Что же было делать? Не могли же мы спокойно смотреть, как коррумпированная, "обуржуазившаяся" партийная верхушка угнетает рабочий класс и держит народ в бесправии и неведеньи! Мы, конечно, должны были открыть им глаза...
Мы сочинили листовку, оканчивавшуюся оптимистическим прогнозом: "Падет произвол и восстанет народ!", пригласили еще нескольких одно-классников (вместе нас стало восемь) и, предварительно открыв им глаза, засадили за работу по размножению ее печатными буквами на тетрадных листах в три косых.
Первую порцию листовок мы расклеили у дверей хлебных магазинов, где с утра, еще до открытия, скапливались громадные очереди. Приходя к открытию, мы могли своими глазами наблюдать, как воспринималась наша пропаганда. Народ читал, народ сочувствовал...
- Впрочем, потом у следователя обнаружилось полное собрание наших листовок.

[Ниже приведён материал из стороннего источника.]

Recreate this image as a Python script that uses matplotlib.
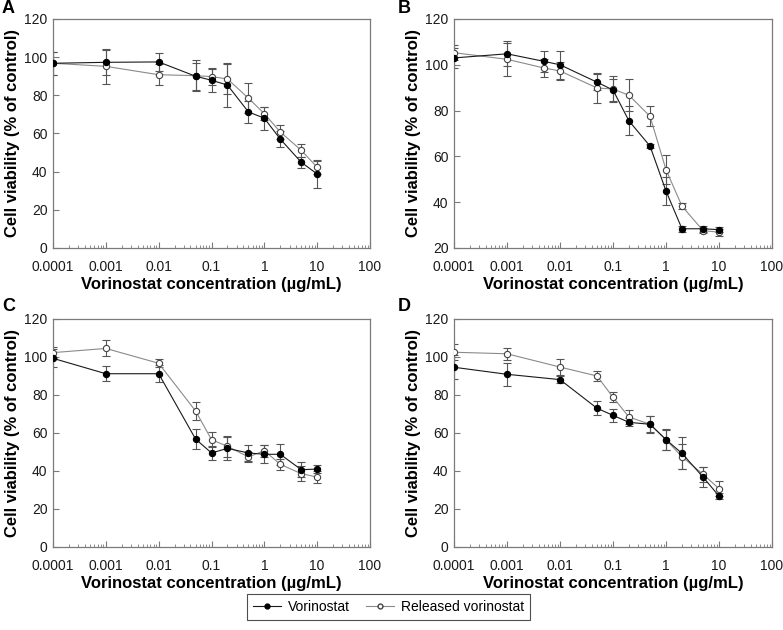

Мы трудились, не покладая рук, и когда наша группа разрослась, нам удавалось переписать до сотни листовок в раз. Мы варьировали их содержание, посильно откликаясь на повседневную жизнь ЧТЗ и мировые события...
Апрель и май 1946-го прошли в неустанных трудах, а народ все не восставал. Мы решили, что работать вручную неэффективно, надо переходить на подпольную печать. Тем более, что во всех школах города уже проводили повальные диктанты, включавшие знакомые слова и политические термины, а потом отдельных отобранных школьников таскали писать печатными буквами для опознания почерков. Мы уже начали готовить гектограф (глицерин, желатин и еще что-то, чего уже не помню), когда нас арестовали....
Продержав меня день и всю ночь в боксе - камере на одного размером с телефонную будку (чтобы арестованный не мог прилечь), меня завели в пустое служебное помещение, посреди которого стояла длинная скамья, и велели раздеться. Я разделся до трусов, но мне велели снять и их. Так как я не раскалывался, все мои мысли были захвачены внутренним сопротивлением следствию и приготовлением к защите. Не было никакого сомнения, что сейчас меня положат на эту скамью и станут бить...
- И, вот, хотя я, конечно, боялся и дрожал от холода босиком на каменном полу, в моем ожидании содержался и оттенок любопытства. Я думал, что теперь узнаю нечто тайное о "их средствах", о том, чего никто не знает... Я узнаю и о себе, смогу ли я выдержать.
Наконец, я дождался. Пришел врач, велел мне нагнуться и долго разглядывал мой задний проход. Оказалось, что это была проверка на гомосексуализм, о чем я, впрочем, узнал лишь гораздо позже. Меня не били. Вообще, изолятор КГБ оставил у меня впечатление уголка Европы в море советских тюрем, изоляторов, лагерей, края которого я успел лишь коснуться...
Меня не били, но я был совершенно готов к этому. Несмотря на наше "счастливое детство", все мы знали, что нас можно бить. Это знание, мне кажется, было самой фундаментальной характеристикой Сталинской эпохи, и непременно должно быть упомянуто впереди всех остальных. Мы с этим знанием родились и со временем в нем только укреплялись. Мы бывали удивлены, когда оказывалось, что побоев нет в программе. В своих предположениях мы заходили даже дальше палачей и невольно сами подсказывали, чего мы особенно опасаемся.
Мне уже показывали собственноручное письменное признание Миши Ульмана, но я продолжал упрямиться, пока нам не сделали очную ставку, в ходе которой стало ясно, что больше нечего скрывать. После этого интеллигентный майор Луковский (предварительно объяснив мне, что в моих собственных интересах плакать и прибедняться, а не изображать взрослого идейного борца) передал меня в руки старшего лейтенанта Яроповца. Началась долгая, изматывающая борьба с мало-грамотным лейтенантом, который систематически перевирал мои показания. Несмотря на то, что я часами объяснял ему (вопреки разумному совету майора) нашу коммунистическую программу, он все норовил приписать нам противоестественную симпатию к германскому фашизму и сильно гневался, когда я отказывался подписать.